In the months before Cole Allen allegedly attempted to assassinate the president at Saturday evening’s White House Correspondents’ dinner, the 31-year-old teacher and engineer expressed frustration online about the futility of peaceful, left-wing protest and Democratic pushback against Donald Trump. 

“Non-violence is going to have to show progress in the very near future,” someone with the username “Coldforce” posted to Bluesky in January, after Alex Pretti was shot and killed by federal officers in Minneapolis.

In the next post, Coldforce framed political violence as inevitable. 

“If I am non-violent, I die, and if I am violent, I die. That’s a dilemma with a Nash equilibrium of violence,” the user posted, referencing a game theory concept of a situation where no individual player can improve their outcome by changing strategy. 

Allen maintains social media accounts under the username “Coldforce,” according to the FBI’s criminal indictment. The username also matches the signature the government says Allen attached to an email to family and friends explaining his reasoning for the correspondents’ dinner attack. Biographical details in the posts, including the user’s residence, attendance at two California universities and a background in engineering, also matched Allen’s online resume. The account was removed by Bluesky following the attempted assassination “for violating Bluesky’s policies.” A statement provided by a company spokesperson read in part, “Violence has no place in our public discourse.” The account was first identified by Open Measures, a firm that tracks online threats.

Allen’s ideology, as communicated in the posts, sits firmly on the political left. 
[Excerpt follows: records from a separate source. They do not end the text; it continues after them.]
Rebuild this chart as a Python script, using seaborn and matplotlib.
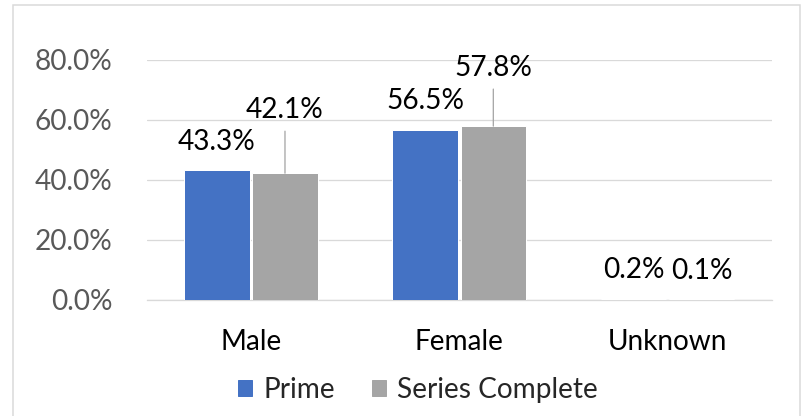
import matplotlib
matplotlib.use("Agg")
import matplotlib.pyplot as plt
from matplotlib.patches import Rectangle
from matplotlib.ticker import PercentFormatter
import seaborn as sns
import pandas as pd

categories = ["Male", "Female", "Unknown"]
series = ["Prime", "Series Complete"]
prime = [43.3, 56.5, 0.2]
series_complete = [42.1, 57.8, 0.1]
colors = ["#4472C4", "#A5A5A5"]

df = pd.DataFrame({
    "gender": categories * 2,
    "group": [series[0]] * 3 + [series[1]] * 3,
    "pct": prime + series_complete,
})

sns.set_theme(style="white")
plt.rcParams["font.family"] = ["Lato", "DejaVu Sans"]
FS = 28
GRID = "#D9D9D9"

# dpi 72 so that points == pixels
fig = plt.figure(figsize=(807 / 72, 416 / 72), dpi=72)
ax = fig.add_axes([146.7 / 807, 1 - 299.5 / 416, 625 / 807, 240 / 416])

sns.barplot(data=df, x="gender", y="pct", hue="group", order=categories,
            hue_order=series, palette=colors, width=0.655, gap=0.04,
            edgecolor="white", linewidth=1, saturation=1, ax=ax, zorder=3)

ax.set_ylim(0, 80)
ax.set_xlim(-0.5, 2.5)
ax.set_yticks([0, 20, 40, 60, 80])
ax.yaxis.set_major_formatter(PercentFormatter(decimals=1))
ax.grid(axis="y", color=GRID, lw=1.3, zorder=0)
ax.set_axisbelow(True)
for s in ["top", "right", "left"]:
    ax.spines[s].set_visible(False)
ax.spines["bottom"].set_color(GRID)
ax.spines["bottom"].set_linewidth(1.3)
ax.set_xlabel("")
ax.set_ylabel("")
ax.tick_params(axis="y", length=0, pad=34, labelsize=FS, labelcolor="#595959")
ax.tick_params(axis="x", which="major", length=0, pad=29, labelsize=FS, labelcolor="#000000")
ax.set_xticks([-0.5, 0.5, 1.5, 2.5], minor=True)
ax.tick_params(axis="x", which="minor", length=9, width=1.3, color=GRID)

# data labels (baseline offset above bar top); grey Male/Female get leader lines
offsets = {
    (0, 0): 20, (0, 1): 55.5,
    (1, 0): 21, (1, 1): 50.5,
    (2, 0): 20.5, (2, 1): 20.5,
}
leader = {(0, 1), (1, 1)}
for si, cont in enumerate(ax.containers):
    vals = [prime, series_complete][si]
    for ci, bar in enumerate(cont):
        x = bar.get_x() + bar.get_width() / 2
        y = bar.get_height()
        kw = dict(xy=(x, y), xytext=(0, offsets[(ci, si)]), textcoords="offset points",
                  ha="center", va="baseline", fontsize=FS, color="black")
        if (ci, si) in leader:
            kw["arrowprops"] = dict(arrowstyle="-", color="#A6A6A6", lw=1.3,
                                    shrinkA=6, shrinkB=0)
        ax.annotate(f"{vals[ci]:.1f}%", **kw)

ax.legend_.remove()
handles = [Rectangle((0, 0), 1, 1, color=c) for c in colors]
fig.legend(handles, series, loc="center", bbox_to_anchor=(418 / 807, 1 - 390 / 416),
           ncol=2, frameon=False, fontsize=FS, handlelength=0.5, handleheight=0.5,
           handletextpad=0.4, columnspacing=1.3, borderpad=0, borderaxespad=0)

# chart area border
fig.patches.append(Rectangle((13 / 807, -0.05), 787 / 807, 1.05 - 5 / 416,
                             transform=fig.transFigure, fill=False,
                             edgecolor=GRID, lw=1.5))

fig.savefig("out.png", dpi=72)
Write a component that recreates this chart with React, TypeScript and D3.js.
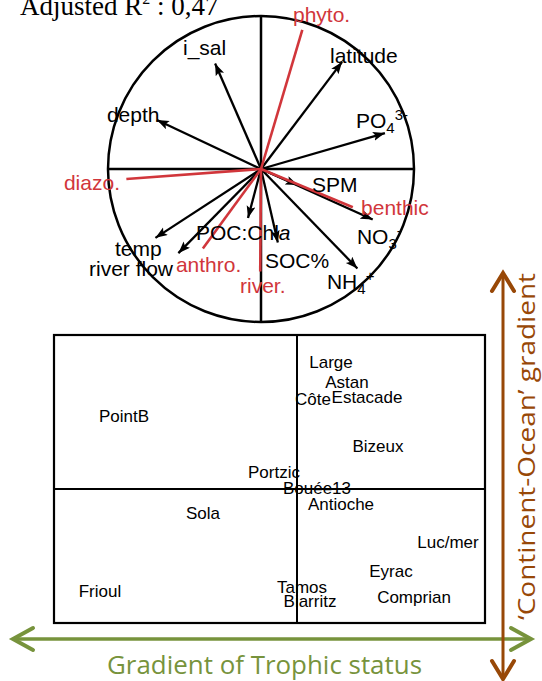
import React from "react";
import * as d3 from "d3";

// ---- data ----
const arrowNames = ["i_sal", "depth", "latitude", "PO4", "SPM", "NO3", "NH4", "SOC%", "POC:Chla", "temp", "river flow"];
const arrowX = [-0.30, -0.68, 0.53, 0.81, 0.24, 0.73, 0.63, 0.11, -0.085, -0.69, -0.54];
const arrowY = [0.69, 0.32, 0.70, 0.235, -0.105, -0.33, -0.65, -0.48, -0.32, -0.45, -0.55];

const groupNames = ["phyto.", "diazo.", "anthro.", "river.", "benthic"];
const groupX = [0.27, -0.88, -0.38, -0.005, 0.60];
const groupY = [0.91, -0.065, -0.52, -0.67, -0.25];

const siteNames = ["Large", "Astan", "Côte", "Estacade", "Bizeux", "PointB", "Portzic", "Bouée13", "Antioche", "Sola", "Luc/mer", "Eyrac", "Comprian", "Tamos", "Biarritz", "Frioul"];
const siteX = [0.34, 0.50, 0.16, 0.70, 0.81, -1.73, -0.23, 0.20, 0.44, -0.94, 1.51, 0.94, 1.17, 0.05, 0.13, -1.97];
const siteY = [1.27, 1.07, 0.90, 0.92, 0.43, 0.73, 0.17, 0.01, -0.15, -0.24, -0.53, -0.82, -1.08, -0.98, -1.12, -1.02];

const titleText = "Adjusted R";
const titleValue = " : 0,47";
const xGradientLabel = "Gradient of Trophic status";
const yGradientLabel = "\u2018Continent-Ocean\u2019  gradient";

// ---- layout (label anchors in loading units) ----
const arrowLabelX = [-0.51, -1.007, 0.451, 0.621, 0.333, 0.627, 0.431, 0.026, -0.425, -0.954, -1.124];
const arrowLabelY = [0.745, 0.307, 0.693, 0.268, -0.150, -0.490, -0.784, -0.647, -0.464, -0.569, -0.699];
const groupLabelX = [0.209, -1.288, -0.556, -0.137, 0.654];
const groupLabelY = [0.961, -0.137, -0.673, -0.810, -0.301];

const RED = "#d1363b";
const GREEN = "#77933c";
const BROWN = "#984807";
const SANS = "'Liberation Sans', Arial, sans-serif";

function ArrowLabel({ name, x, y }: { name: string; x: number; y: number }) {
  const fs = 21;
  if (name === "PO4") {
    return (
      <text x={x} y={y} fontSize={fs} fontFamily={SANS}>
        PO<tspan fontSize={15} dy={5}>4</tspan>
        <tspan fontSize={15} dy={-13}>3-</tspan>
      </text>
    );
  }
  if (name === "NO3") {
    return (
      <text x={x} y={y} fontSize={fs} fontFamily={SANS}>
        NO<tspan fontSize={15} dy={5}>3</tspan>
        <tspan fontSize={15} dy={-13}>-</tspan>
      </text>
    );
  }
  if (name === "NH4") {
    return (
      <text x={x} y={y} fontSize={fs} fontFamily={SANS}>
        NH<tspan fontSize={15} dy={5}>4</tspan>
        <tspan fontSize={15} dy={-13}>+</tspan>
      </text>
    );
  }
  if (name === "POC:Chla") {
    return (
      <text x={x} y={y} fontSize={fs} fontFamily={SANS}>
        POC:Chl<tspan fontStyle="italic">a</tspan>
      </text>
    );
  }
  return (
    <text x={x} y={y} fontSize={fs} fontFamily={SANS}>
      {name}
    </text>
  );
}

export default function App() {
  const W = 542;
  const H = 681;
  const cx = 261, cy = 169, r = 153;
  const lx = d3.scaleLinear().domain([-1, 1]).range([cx - r, cx + r]);
  const ly = d3.scaleLinear().domain([-1, 1]).range([cy + r, cy - r]);

  const box = { x0: 54, x1: 485, y0: 335, y1: 623 };
  const sx = d3.scaleLinear().domain([-2.43, 1.88]).range([box.x0, box.x1]);
  const sy = d3.scaleLinear().domain([-1.34, 1.54]).range([box.y1, box.y0]);

  const line = d3.line();

  const gy = 639, gl = 13, gr = 531;
  const bx = 503, bt = 273, bb = 679;

  return (
    <svg width={W} height={H} style={{ position: "absolute", left: 0, top: 0 }}>
      <defs>
        <marker id="ah" markerUnits="userSpaceOnUse" markerWidth={14} markerHeight={10} refX={12} refY={4.5} orient="auto">
          <path d="M0,0 L12,4.5 L0,9 L2.5,4.5 z" fill="#000" />
        </marker>
      </defs>
      <rect width={W} height={H} fill="#fff" />

      <text x={20} y={15} fontSize={27} fontFamily="'Liberation Serif', 'Times New Roman', serif">
        {titleText}
        <tspan fontSize={16} dy={-11}>2</tspan>
        <tspan dy={11}>{titleValue}</tspan>
      </text>

      <circle cx={cx} cy={cy} r={r} fill="none" stroke="#000" strokeWidth={2.5} />
      <line x1={lx(-1)} x2={lx(1)} y1={ly(0)} y2={ly(0)} stroke="#000" strokeWidth={2.5} />
      <line x1={lx(0)} x2={lx(0)} y1={ly(1)} y2={ly(-1)} stroke="#000" strokeWidth={2.5} />

      {arrowNames.map((n, i) => (
        <line key={n} x1={lx(0)} y1={ly(0)} x2={lx(arrowX[i])} y2={ly(arrowY[i])} stroke="#000" strokeWidth={2.3} markerEnd="url(#ah)" />
      ))}
      {groupNames.map((n, i) => (
        <line key={n} x1={lx(0)} y1={ly(0)} x2={lx(groupX[i])} y2={ly(groupY[i])} stroke={RED} strokeWidth={2.6} />
      ))}

      {arrowNames.map((n, i) => (
        <ArrowLabel key={n} name={n} x={lx(arrowLabelX[i])} y={ly(arrowLabelY[i])} />
      ))}
      {groupNames.map((n, i) => (
        <text key={n} x={lx(groupLabelX[i])} y={ly(groupLabelY[i])} fontSize={21} fontFamily={SANS} fill={RED}>
          {n}
        </text>
      ))}

      <rect x={box.x0} y={box.y0} width={box.x1 - box.x0} height={box.y1 - box.y0} fill="none" stroke="#000" strokeWidth={2.2} />
      <line x1={sx(0)} x2={sx(0)} y1={box.y0} y2={box.y1} stroke="#000" strokeWidth={2} />
      <line x1={box.x0} x2={box.x1} y1={sy(0)} y2={sy(0)} stroke="#000" strokeWidth={2} />
      {siteNames.map((n, i) => (
        <text key={n} x={sx(siteX[i])} y={sy(siteY[i])} textAnchor="middle" dominantBaseline="central" fontSize={17} fontFamily={SANS}>
          {n}
        </text>
      ))}

      <path d={line([[gl, gy], [gr, gy]]) || ""} stroke={GREEN} strokeWidth={3.5} fill="none" />
      <path d={line([[gl + 20, gy - 11], [gl, gy], [gl + 20, gy + 11]]) || ""} stroke={GREEN} strokeWidth={4} fill="none" strokeLinecap="round" />
      <path d={line([[gr - 20, gy - 11], [gr, gy], [gr - 20, gy + 11]]) || ""} stroke={GREEN} strokeWidth={4} fill="none" strokeLinecap="round" />
      <text x={(107 + 422) / 2} y={674} textAnchor="middle" fontSize={25} fontFamily="'Open Sans', sans-serif" fill={GREEN} textLength={315} lengthAdjust="spacingAndGlyphs">
        {xGradientLabel}
      </text>

      <path d={line([[bx, bt], [bx, bb]]) || ""} stroke={BROWN} strokeWidth={3} fill="none" />
      <path d={line([[bx - 11, bt + 18], [bx, bt], [bx + 11, bt + 18]]) || ""} stroke={BROWN} strokeWidth={4} fill="none" strokeLinecap="round" />
      <path d={line([[bx - 11, bb - 18], [bx, bb], [bx + 11, bb - 18]]) || ""} stroke={BROWN} strokeWidth={4} fill="none" strokeLinecap="round" />
      <text transform={`translate(535, ${(273 + 620) / 2}) rotate(-90)`} textAnchor="middle" fontSize={24} fontFamily="'Open Sans', sans-serif" fill={BROWN} textLength={347} lengthAdjust="spacingAndGlyphs">
        {yGradientLabel}
      </text>
    </svg>
  );
}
Whether he was involved in any leftist organizations remains unclear, but Trump and right-wing media have nonetheless tied Allen’s personal politics to broader, left-wing movements. Asked about a motive following the attempted attack, Trump said peaceful nationwide “No Kings” protests were “the reason you have people like that.” The Justice Department is investigating Allen’s ties to left-wing groups, including “The Wide Awakes,” described by the New York Post as a “shadowy left-wing network,” which his sister reportedly told authorities he was associated with. 

Allen’s posts, spanning late 2024 through April 2026, paint a more nuanced and solitary picture of a politically-minded and religious man who supported left-wing causes, but whose faith in peaceful demonstration and mainstream resistance appeared to have collapsed. In nearly a thousand posts, archived by Open Measures and shared with MS NOW, Allen repeatedly named his grievances: Russia’s invasion of Ukraine and what he saw as Russian President Vladimir Putin’s control over the Trump administration, the killing of civilians by Immigration and Customs Enforcement agents and the Epstein files, which he treated as proof that Trump was a pedophile.

Jared Holt, a senior researcher at Open Measures, said Allen’s posts clearly espoused left-wing beliefs, but they lacked a defined extremist ideology.

“He certainly took his cynicism to the logical extreme,” Holt said. “From what it appears, he got more open to the idea that violence was an acceptable — or potentially necessary — form of political engagement.”

In March, Coldforce posted that the war with Iran was an effort to “distract from a pedophile’s incessant crimes,” seemingly referring to Trump. 

That Trump is a pedophile has become a popular — if baseless — narrative for some on the left. On Saturday, Trump responded to those claims in Allen’s alleged writings.

“I’m not a pedophile,” Trump told Norah O’Donnell. “You read that crap from some sick person.” 

Saturday’s attack was the third attempt on Trump’s life and the latest in what some researchers have counted as an increase in far-left violence over the past year, including the assassination of conservative activist Charlie Kirk. Other researchers have disputed the analysis and characterization, noting that the recent uptick in high-profile, left-wing incidents is still dwarfed by decades of plots and attacks motivated by far-right extremism.

Nevertheless, the Trump administration has used those examples to justify a broad legal campaign against left-wing organizing, framing protest movements and advocacy groups as terrorist threats, and prosecuting activists and organizations — from loosely defined movements like antifa to established institutions like the Southern Poverty Law Center.

So far, there’s little evidence that Allen was active in any real-world organizations. His sister, Avriana Allen, reportedly told law enforcement officers that her brother attended a “No Kings” protest and was affiliated with “The Wide Awakes.” It’s not clear what group or movement she may have referred to; the abolitionists who marched in support of Abraham Lincoln’s election in 1860, a more current collective of social-justice-focused artists or events known as noise demonstrations, in which protesters disrupt the sleep and peace of federal agents and officers at hotels in occupied cities. 

Acting Attorney General Todd Blanche said Monday that they were investigating the reported ties. Trump called Allen “a lone wolf” in an interview on Saturday, but added, “we may find out something else.”

Allen appeared at a federal courthouse in Washington, D.C. Monday on charges of attempted assassination of the president, punishable by up to life in prison, and two firearms charges. A detention hearing was set for Thursday.